1926 Duesenberg Model A Custom (from the author's collection)
I purchased this photo at Hershey last year. On the back is hand-written "Auburn". Of course, it is not an Auburn, but a Model A Duesenberg that was customized in the day for Theodore Koslov (often spelled Kosloff). The car is currently offered for sale by Mark Hyman - the asking price is $695,000.

Hyman describes the car as being commissioned in 1933 with the work done by Bud Lyons, a Hollywood based custom shop of the period. The photo appears to show the car wearing a 1934 California license plate and may show Theodore Koslov in the background - the man standing farthest to the right? I've been able to find little on Bud Lyons, however Hyman notes that the car utilizes a 1934 Oldsmobile hood and taillights. 

Theodore Koslov (1882-1956) was born in Moscow and started as a professional ballet dancer. Arriving in the United States in 1909, Kosloff was introduced to Cecil B. De Mille and began working as an actor. Soon Kosloff was also in demand as a choreographer on Broadway as well as in films. Kosloff's acting career was in decline about the time this car was built as he was not able to make the jump to "talkies" due to his Russian accent. However, the LA Times noted, "Kosloff, for his part, was clever, or lucky, enough to take Paramount stock in lieu of salary early on.
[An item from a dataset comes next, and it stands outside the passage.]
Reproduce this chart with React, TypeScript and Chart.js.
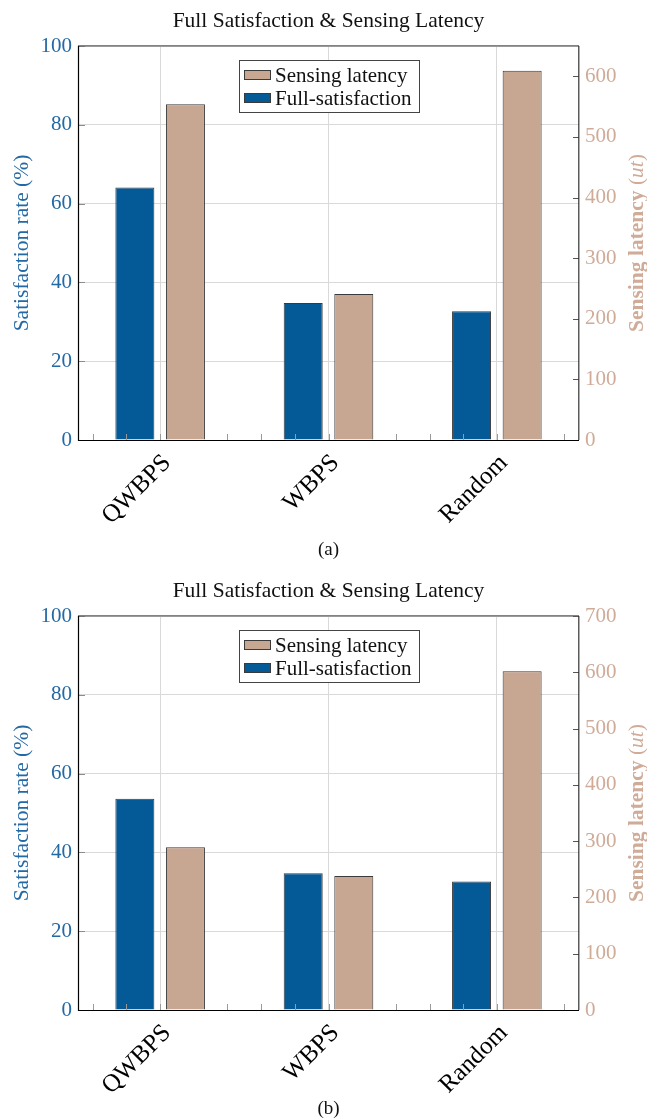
import React, { useEffect, useRef } from 'react';
import { Chart, registerables } from 'chart.js';

Chart.register(...registerables);

// ---- data ----
const methods = ['QWBPS', 'WBPS', 'Random'];
const seriesNames = ['Full-satisfaction', 'Sensing latency'];

// panel (a)
const satisfactionA = [64.1, 34.8, 32.7];
const latencyA = [554, 241, 609];
const latencyTicksA = [0, 100, 200, 300, 400, 500, 600];
const latencyMaxA = 650;

// panel (b)
const satisfactionB = [53.6, 34.7, 32.6];
const latencyB = [289, 238, 602];
const latencyTicksB = [0, 100, 200, 300, 400, 500, 600, 700];
const latencyMaxB = 700;

const satisfactionTicks = [0, 20, 40, 60, 80, 100];
const satisfactionMax = 100;

const chartTitle = 'Full Satisfaction & Sensing Latency';
const satisfactionAxisTitle = 'Satisfaction rate (%)';
const latencyAxisTitle = 'Sensing latency ';
const latencyUnit = 'ut';

// ---- styling ----
const WIDTH = 647;
const PLOT_LEFT = 78;
const PLOT_RIGHT = 579;
const PLOT_TOP = 46;
const PLOT_BOTTOM = 440;
const X_MIN = -0.488;
const X_MAX = 2.488;
const MINOR_STEP = 0.2;

const SERIF = "'Liberation Serif', 'Times New Roman', serif";
const BLUE = '#045a97';
const TAN = '#c7a692';
const EDGE = '#3a3a3a';
const BLUE_TEXT = '#2369a5';
const TAN_TEXT = '#cfab98';
const GRID = '#d9d9d9';

const decorations = {
  id: 'decorations',
  afterDatasetsDraw(chart: any) {
    const { ctx, chartArea: a, scales } = chart;
    const xs = scales.x;
    const ys = scales.y;
    const y1 = scales.y1;
    const tanBars = chart.getDatasetMeta(1).data;
    const underTan = (px: number) =>
      tanBars.some((bar: any) => {
        const { x, width } = bar.getProps(['x', 'width'], true);
        return px > x - width / 2 - 0.5 && px < x + width / 2 + 0.5;
      });

    ctx.save();
    ctx.lineWidth = 1;

    // minor ticks along the bottom axis
    ctx.strokeStyle = '#9a9a9a';
    const first = Math.ceil(X_MIN / MINOR_STEP);
    const last = Math.floor(X_MAX / MINOR_STEP);
    for (let i = first; i <= last; i++) {
      const px = Math.round(xs.getPixelForValue(i * MINOR_STEP)) + 0.5;
      if (underTan(px)) continue;
      ctx.beginPath();
      ctx.moveTo(px, a.bottom);
      ctx.lineTo(px, a.bottom - 6);
      ctx.stroke();
    }

    // inward ticks on the left axis
    ctx.strokeStyle = '#8c8c8c';
    ys.ticks.forEach((t: any) => {
      const py = Math.round(ys.getPixelForValue(t.value)) + 0.5;
      ctx.beginPath();
      ctx.moveTo(a.left, py);
      ctx.lineTo(a.left + 7, py);
      ctx.stroke();
    });

    // inward ticks on the right axis
    ctx.strokeStyle = '#555';
    y1.ticks.forEach((t: any) => {
      const py = Math.round(y1.getPixelForValue(t.value)) + 0.5;
      ctx.beginPath();
      ctx.moveTo(a.right - 6, py);
      ctx.lineTo(a.right, py);
      ctx.stroke();
    });

    // axis frame
    ctx.strokeStyle = '#5a5a5a';
    ctx.lineWidth = 1.3;
    ctx.beginPath();
    ctx.moveTo(a.left, a.top - 0.2);
    ctx.lineTo(a.right, a.top - 0.2);
    ctx.stroke();
    ctx.strokeStyle = '#333';
    ctx.lineWidth = 1.2;
    ctx.beginPath();
    ctx.moveTo(a.right - 0.2, a.top);
    ctx.lineTo(a.right - 0.2, a.bottom);
    ctx.stroke();
    ctx.strokeStyle = '#000';
    ctx.lineWidth = 1.2;
    ctx.beginPath();
    ctx.moveTo(a.left + 0.5, a.top);
    ctx.lineTo(a.left + 0.5, a.bottom + 0.5);
    ctx.lineTo(a.right, a.bottom + 0.5);
    ctx.stroke();
    ctx.restore();
  },
  afterDraw(chart: any, _args: any, opts: any) {
    const { ctx, chartArea: a } = chart;
    const cx = (a.left + a.right) / 2;
    const cy = (a.top + a.bottom) / 2;
    ctx.save();

    // title
    ctx.fillStyle = '#111';
    ctx.font = `21.5px ${SERIF}`;
    ctx.textAlign = 'center';
    ctx.textBaseline = 'alphabetic';
    ctx.fillText(chartTitle, cx, 27);

    // left axis title
    ctx.save();
    ctx.translate(27.5, cy);
    ctx.rotate(-Math.PI / 2);
    ctx.fillStyle = BLUE_TEXT;
    ctx.font = `21.5px ${SERIF}`;
    ctx.textAlign = 'center';
    ctx.fillText(satisfactionAxisTitle, 0, 0);
    ctx.restore();

    // right axis title: bold words, italic unit in regular parentheses
    ctx.save();
    ctx.translate(643, cy);
    ctx.rotate(-Math.PI / 2);
    ctx.fillStyle = TAN_TEXT;
    ctx.textAlign = 'left';
    const parts = [
      { text: latencyAxisTitle, font: `bold 21.5px ${SERIF}` },
      { text: '(', font: `21.5px ${SERIF}` },
      { text: latencyUnit, font: `italic 21.5px ${SERIF}` },
      { text: ')', font: `21.5px ${SERIF}` },
    ];
    let total = 0;
    parts.forEach((p) => {
      ctx.font = p.font;
      total += ctx.measureText(p.text).width;
    });
    let px = -total / 2;
    parts.forEach((p) => {
      ctx.font = p.font;
      ctx.fillText(p.text, px, 0);
      px += ctx.measureText(p.text).width;
    });
    ctx.restore();

    // legend inside the plot, latency entry first
    const entries = [chart.data.datasets[1], chart.data.datasets[0]];
    ctx.font = `21px ${SERIF}`;
    const textW = Math.max(...entries.map((d: any) => ctx.measureText(d.label).width));
    const boxW = Math.round(5 + 27 + 4 + textW + 8);
    const boxH = 52;
    const boxX = Math.round(cx - boxW / 2);
    const boxY = Math.round(a.top + 13.5);
    ctx.fillStyle = '#fff';
    ctx.fillRect(boxX, boxY, boxW, boxH);
    ctx.strokeStyle = '#444';
    ctx.lineWidth = 1;
    ctx.strokeRect(boxX + 0.5, boxY + 0.5, boxW, boxH);
    entries.forEach((d: any, i: number) => {
      const sy = boxY + 10 + i * 23.3;
      ctx.fillStyle = d.backgroundColor;
      ctx.fillRect(boxX + 5, sy, 27, 9);
      ctx.strokeStyle = EDGE;
      ctx.strokeRect(boxX + 5.5, Math.round(sy) + 0.5, 26, 9);
      ctx.fillStyle = '#111';
      ctx.textAlign = 'left';
      ctx.fillText(d.label, boxX + 36, sy + 12);
    });

    // panel caption
    ctx.fillStyle = '#111';
    ctx.font = `19px ${SERIF}`;
    ctx.textAlign = 'center';
    ctx.fillText(opts.caption, cx, opts.captionBaseline);
    ctx.restore();
  },
};

type PanelProps = {
  satisfaction: number[];
  latency: number[];
  latencyTicks: number[];
  latencyMax: number;
  caption: string;
  captionBaseline: number;
  height: number;
  top: number;
};

function Panel(props: PanelProps) {
  const ref = useRef<HTMLCanvasElement>(null);
  const { satisfaction, latency, latencyTicks, latencyMax, caption, captionBaseline, height, top } = props;

  useEffect(() => {
    const tickFont = { family: SERIF, size: 21 };
    const chart = new Chart(ref.current as HTMLCanvasElement, {
      type: 'bar',
      data: {
        labels: methods,
        datasets: [
          {
            label: seriesNames[0],
            data: satisfaction,
            yAxisID: 'y',
            backgroundColor: BLUE,
            borderColor: EDGE,
            borderWidth: 1,
            categoryPercentage: 0.601,
            barPercentage: 0.771,
          },
          {
            label: seriesNames[1],
            data: latency,
            yAxisID: 'y1',
            backgroundColor: TAN,
            borderColor: EDGE,
            borderWidth: 1,
            categoryPercentage: 0.601,
            barPercentage: 0.771,
          },
        ],
      },
      options: {
        responsive: false,
        animation: false,
        devicePixelRatio: 1,
        layout: { padding: { top: PLOT_TOP, left: 0, right: 0, bottom: 0 } },
        plugins: {
          legend: { display: false },
          title: { display: false },
          tooltip: { enabled: false },
          decorations: { caption, captionBaseline },
        } as any,
        scales: {
          x: {
            type: 'category',
            offset: true,
            grid: { offset: false, drawTicks: false, color: GRID, lineWidth: 1 },
            border: { display: false },
            ticks: {
              color: '#000',
              font: { family: SERIF, size: 25 },
              minRotation: 45,
              maxRotation: 45,
              autoSkip: false,
              padding: 8.5,
              labelOffset: 7,
            },
            afterBuildTicks: (s: any) => {
              s._startValue = X_MIN;
              s._valueRange = X_MAX - X_MIN;
            },
            afterFit: (s: any) => {
              s.height = height - PLOT_BOTTOM;
            },
          },
          y: {
            position: 'left',
            min: 0,
            max: satisfactionMax,
            afterBuildTicks: (s: any) => {
              s.ticks = satisfactionTicks.map((v) => ({ value: v }));
            },
            grid: { drawTicks: false, color: GRID, lineWidth: 1 },
            border: { display: false },
            ticks: { color: BLUE_TEXT, font: tickFont, padding: 6 },
            afterFit: (s: any) => {
              s.width = PLOT_LEFT;
            },
          },
          y1: {
            position: 'right',
            min: 0,
            max: latencyMax,
            afterBuildTicks: (s: any) => {
              s.ticks = latencyTicks.map((v) => ({ value: v }));
            },
            grid: { drawOnChartArea: false, drawTicks: false },
            border: { display: false },
            ticks: { color: TAN_TEXT, font: tickFont, padding: 6 },
            afterFit: (s: any) => {
              s.width = WIDTH - PLOT_RIGHT;
            },
          },
        },
      } as any,
      plugins: [decorations],
    });
    return () => chart.destroy();
  }, []);

  return (
    <canvas
      ref={ref}
      width={WIDTH}
      height={height}
      style={{ position: 'absolute', left: 0, top, width: WIDTH, height, display: 'block' }}
    />
  );
}

export default function App() {
  return (
    <div style={{ position: 'absolute', left: 0, top: 0, width: WIDTH, height: 1120, background: '#fff' }}>
      <Panel
        satisfaction={satisfactionA}
        latency={latencyA}
        latencyTicks={latencyTicksA}
        latencyMax={latencyMaxA}
        caption="(a)"
        captionBaseline={555}
        height={570}
        top={0}
      />
      <Panel
        satisfaction={satisfactionB}
        latency={latencyB}
        latencyTicks={latencyTicksB}
        latencyMax={latencyMaxB}
        caption="(b)"
        captionBaseline={544}
        height={550}
        top={570}
      />
    </div>
  );
}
And having invested wisely in L.A. real estate, the onetime starving artist became an arts entrepreneur."

Koslov sold the car not long after this photo and the car traveled through many hands, even having it's engine swapped for a Marmon V-16 (around the time of WWII).  The car stayed in LA until being rediscovered by Ray Radford in 1979 who commissioned the current restoration with help of Strother MacMinn.

Today the car is a bit different than the original in detail. If you look closely you see a number of small deferences, including the color.

The Duesenberg Model A Custom today (photo credit: velocityjournal.com)


  1. When this auto was resurrected, I was still an Auto Design student at the Art Center College in Pasadena when Strother MacMinn (Mac) was a treasured professor of ours. Mac would occasionally have groups of us over to his small home in Pasadena to talk cars. I recall this Duesy project as a full size body loft drawing on the back wall of Mac's small detatched garage. As a prewar designer himself, he was one of the few qualified designers to recreate the cars of this era. He hand lofted with the traditional sweeps and curves that were used in the 20's through the 1980's in our profession. I recall how we were all taken with the precision line work of his drawings. He executed his lofts on a smooth surface he had created on top of the exposed back wall supports of his little garage. A craftsman and one of the most knowledgeable men on the early coach builders, Mac might have taken a few liberties to make the subtle "improvements" to the Dusenberg's details. He was after all a designer himself. Mac lived nearly his entire life in Southern California (1919-1998). He would have been very aware of the work by Bud Lyons and the other custom coach builders that supplied the Hollywood elite with the customs so many of them craved. However he would have likely made small improvments with the intent of maintaining the original design. Let's remember this was the early 1980's and our obsession with recreating the flaws based on the manufacturing limits of the time had not yet reached it's zenith. Mac influenced many generations of us in the Design field even today. His intimate knowledge of the history of our profession continues to influence the designers of today. It's great to see this vehicle preserved and even in it's slightly improved state, still strikes me as a bargain.

  2. Brian - Thanks for following the blog and for your wonderful recollections of MacMinn.

  3. I would question the 1934 Oldmobile hood attribution for the first photo. The strakes on the hood are not what Oldsmobile was using in 1934 and the hood handles are different. The 1933 hood strakes match better, but their placement is different and Olds only used a single hood handle this year. I suspect the hood is custom built possibly using the 1933 Oldsmobile strakes.